The Wall Street Journal touted Ohio Gov. John Kasich's so-called success when it comes to creating jobs, dismissing data that shows the state is lagging in private sector job creation and that added jobs are often low-wage positions.
From the August 14 article profiling Kasich, who "boasts about his state's financial outlook":
Job growth is up. The Republican governor just signed what he calls "the biggest tax cut in the country" after converting a looming $7.7 billion budget deficit into a $2.5 billion surplus. Such success, he says, "would probably get a global CEO a giant bonus."
In fact, Ohio ranks ranks 47th in private sector job creation according to a Pew Research survey, and over the past year, the state has shown almost no job growth at all. Further, most of those created jobs have been in low-paying positions, with wages less than $15 an hour. Kasich, who made millions working for the doomed Wall Street titan Lehman Brothers, is no stranger to giant corporate bonuses, but in this case self-congratulation is premature.
It is unclear whether Kasich's policies have had a demonstrable effect on positive employment trends that developed long before he took office in January 2011. The auto bailout orchestrated by the Obama administration in 2009 is largely credited with delivering the state to the president in the 2012 election. Kasich opposed the auto bailout at the time, stating on the December 19, 2008, edition of The O'Reilly Factor that "Americans will say we don't mind helping them if they're going to be viable. If they're not going to be viable, we shouldn't throw good money after bad."
Even if credit is given to Kasich for his stewardship over the past two years, the Journal completely misses the mark in reporting his budget policies.

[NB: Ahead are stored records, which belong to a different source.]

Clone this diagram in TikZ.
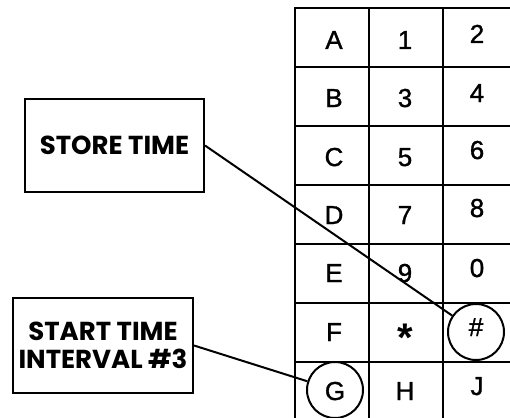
\documentclass[tikz,border=0pt]{standalone}
\usepackage{fontspec}
\setmainfont{Liberation Sans}
\newfontfamily\cellfont{Liberation Sans}[FakeBold=1.2]
\newfontfamily\boxfont{Poppins}
\tikzset{
  gridline/.style={line width=2.2pt},
  cell/.style={anchor=base, inner sep=0pt, font=\cellfont\fontsize{26}{30}\selectfont},
  labelbox/.style={draw, line width=2pt, inner sep=0pt, align=center,
    font=\boxfont\bfseries\fontsize{26}{28}\selectfont},
  ring/.style={draw, circle, line width=2pt, minimum size=56pt, inner sep=0pt},
  conn/.style={line width=2pt}
}
\begin{document}
\begin{tikzpicture}[x=1pt,y=-1pt]
\useasboundingbox (0,0) rectangle (510,417);
\clip (0,0) rectangle (510,417);
\fill[white] (0,0) rectangle (510,417);
% grid
\draw[gridline] (295,430) -- (295,8) -- (530,8);
\foreach \y in {67,126,185,244,303,362} \draw[gridline] (295,\y) -- (530,\y);
\foreach \x in {369,443} \draw[gridline] (\x,8) -- (\x,430);
% labels col1
\node[cell] (cA) at (334,49) {A};
\node[cell] (cB) at (334,107) {B};
\node[cell] (cC) at (334,166) {C};
\node[cell] (cD) at (334,224) {D};
\node[cell] (cE) at (334,282) {E};
\node[cell] (cF) at (334,341) {F};
% col2
\node[cell] (c1) at (405,49) {1};
\node[cell] (c3) at (405,107) {3};
\node[cell] (c5) at (405,166) {5};
\node[cell] (c7) at (405,224) {7};
\node[cell] (c9) at (405,282) {9};
\node[cell, font=\fontsize{40}{40}\selectfont\bfseries] (cstar) at (405,351) {*};
\node[cell] (cH) at (405,400) {H};
% col3
\node[cell] (c2) at (477,43) {2};
\node[cell] (c4) at (477,102) {4};
\node[cell] (c6) at (477,159) {6};
\node[cell] (c8) at (477,217) {8};
\node[cell] (c0) at (477,277) {0};
\node[cell] (chash) at (476,336) {\#};
\node[cell] (cJ) at (477,395) {J};
\node[cell] (cG) at (335,400) {G};
% circles
\node[ring] (hashc) at (476,332) {};
\node[ring] (gc) at (335,390) {};
% boxes
\node[labelbox, minimum width=179pt, minimum height=93pt] (store) at (114.5,145.5) {STORE TIME};
\node[labelbox, minimum width=180pt, minimum height=95pt] (start) at (103,345.5) {START TIME\\INTERVAL \#3};
% connectors
\draw[conn] (store.east) -- (hashc);
\draw[conn] (start.east) -- (gc);
\end{tikzpicture}
\end{document}
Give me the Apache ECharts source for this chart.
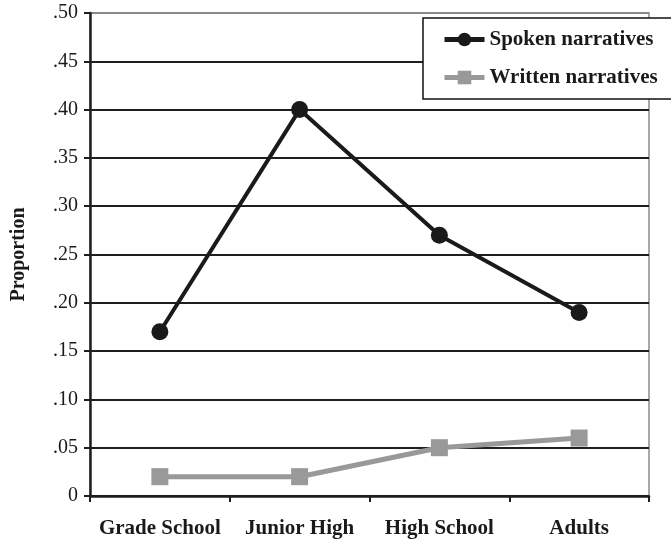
<!DOCTYPE html>
<html><head><meta charset="utf-8">
<script src="https://cdn.jsdelivr.net/npm/echarts@6/dist/echarts.min.js"></script>
<style>html,body{margin:0;padding:0;background:#fff;}#c{width:671px;height:545px;}</style>
</head><body><div id="c"></div>
<script>
const categories = ['Grade School', 'Junior High', 'High School', 'Adults'];
const spoken = [0.17, 0.40, 0.27, 0.19];
const written = [0.02, 0.02, 0.05, 0.06];
const yTickValues = [0, 0.05, 0.10, 0.15, 0.20, 0.25, 0.30, 0.35, 0.40, 0.45, 0.50];
const yTickLabels = ['0', '.05', '.10', '.15', '.20', '.25', '.30', '.35', '.40', '.45', '.50'];
const seriesNames = ['Spoken narratives', 'Written narratives'];

const font = '"Liberation Serif", "Times New Roman", serif';
const chart = echarts.init(document.getElementById('c'));
const gridColors = yTickValues.map((v, i) => i === yTickValues.length - 1 ? '#8a8a8a' : '#1e1e1e');
chart.setOption({
  animation: false,
  backgroundColor: '#fff',
  grid: { left: 90, right: 22, top: 13, bottom: 49, show: true, borderColor: '#8a8a8a', borderWidth: 1.5,
    containLabel: false, outerBoundsMode: 'none' },
  legend: {
    left: 423, top: 18,
    orient: 'vertical',
    backgroundColor: '#fff',
    borderColor: '#111', borderWidth: 1.5,
    padding: [11, 40, 11, 19],
    itemWidth: 40, itemHeight: 17, itemGap: 17,
    lineStyle: { width: 5 },
    textStyle: { fontFamily: font, fontWeight: 'bold', fontSize: 21, color: '#1a1a1a' },
    data: seriesNames
  },
  xAxis: {
    type: 'category', data: categories, boundaryGap: true,
    axisLine: { lineStyle: { color: '#1e1e1e', width: 2.5 } },
    axisTick: { show: true, length: 6, lineStyle: { color: '#1e1e1e', width: 2 } },
    axisLabel: { interval: 0, hideOverlap: false, margin: 22, fontFamily: font, fontWeight: 'bold', fontSize: 21, color: '#1a1a1a' }
  },
  yAxis: {
    type: 'value', min: 0, max: 0.5, interval: 0.05,
    name: 'Proportion', nameLocation: 'middle', nameRotate: 90, nameGap: 61,
    nameTextStyle: { fontFamily: font, fontWeight: 'bold', fontSize: 20, color: '#1a1a1a' },
    axisLine: { show: true, lineStyle: { color: '#1e1e1e', width: 2.5 } },
    axisTick: { show: true, length: 6, inside: false, lineStyle: { color: '#1e1e1e', width: 2 } },
    axisLabel: { margin: 12, fontFamily: font, fontSize: 20, color: '#1a1a1a',
      formatter: v => { const i = yTickValues.findIndex(t => Math.abs(t - v) < 1e-9); return i >= 0 ? yTickLabels[i] : ''; } },
    splitLine: { show: true, lineStyle: { color: gridColors, width: 2 } }
  },
  series: [
    { name: seriesNames[0], type: 'line', data: spoken, symbol: 'circle', symbolSize: 17,
      lineStyle: { color: '#1a1a1a', width: 4 }, itemStyle: { color: '#1a1a1a' } },
    { name: seriesNames[1], type: 'line', data: written, symbol: 'rect', symbolSize: 17,
      lineStyle: { color: '#999999', width: 5 }, itemStyle: { color: '#999999' } }
  ]
});
</script></body></html>
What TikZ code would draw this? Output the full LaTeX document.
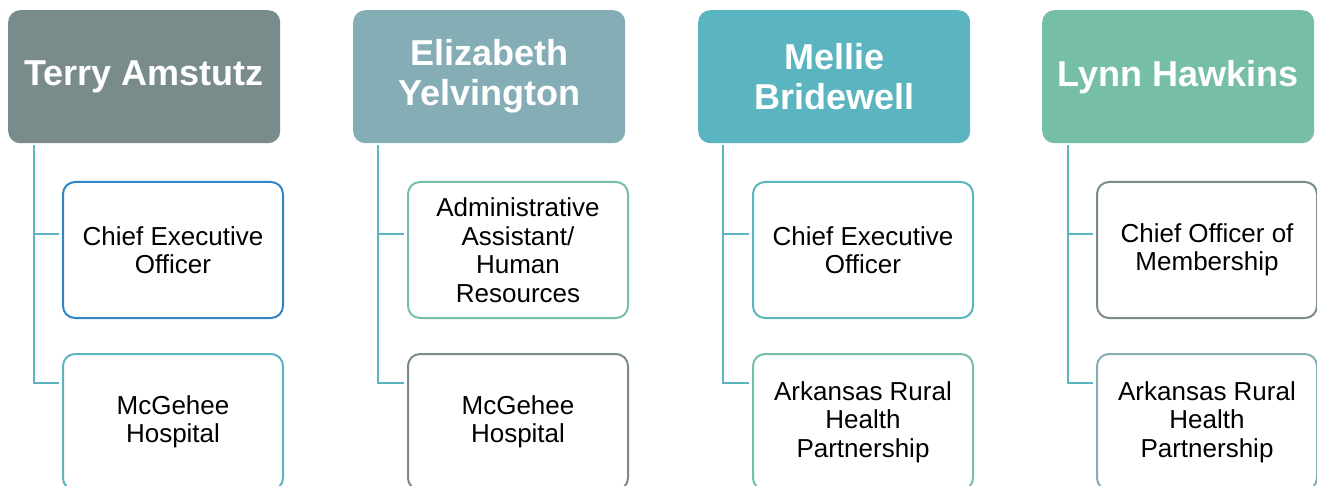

Kasich has seen a budget deficit return to surplus, but only through draconian cuts to state and local government operations -- including severe decreases in funding for education and women's health. Rather than gearing the state's budget surplus toward stimulative policies that would help put Ohioans back to work, Kasich's plan will favor tax cuts for the wealthy while shifting more of the burden onto Ohio families and consumers.
The Journal also quickly glosses over what it calls "new abortion restrictions that drew sharp criticism from Democrats," which are actually among the harshest in the country. In its rush to promote a Kasich "prescription" for the Republican Party going forward, and promote the governor's own ambitions for higher office in 2016, The Wall Street Journal failed miserably to tell the true story.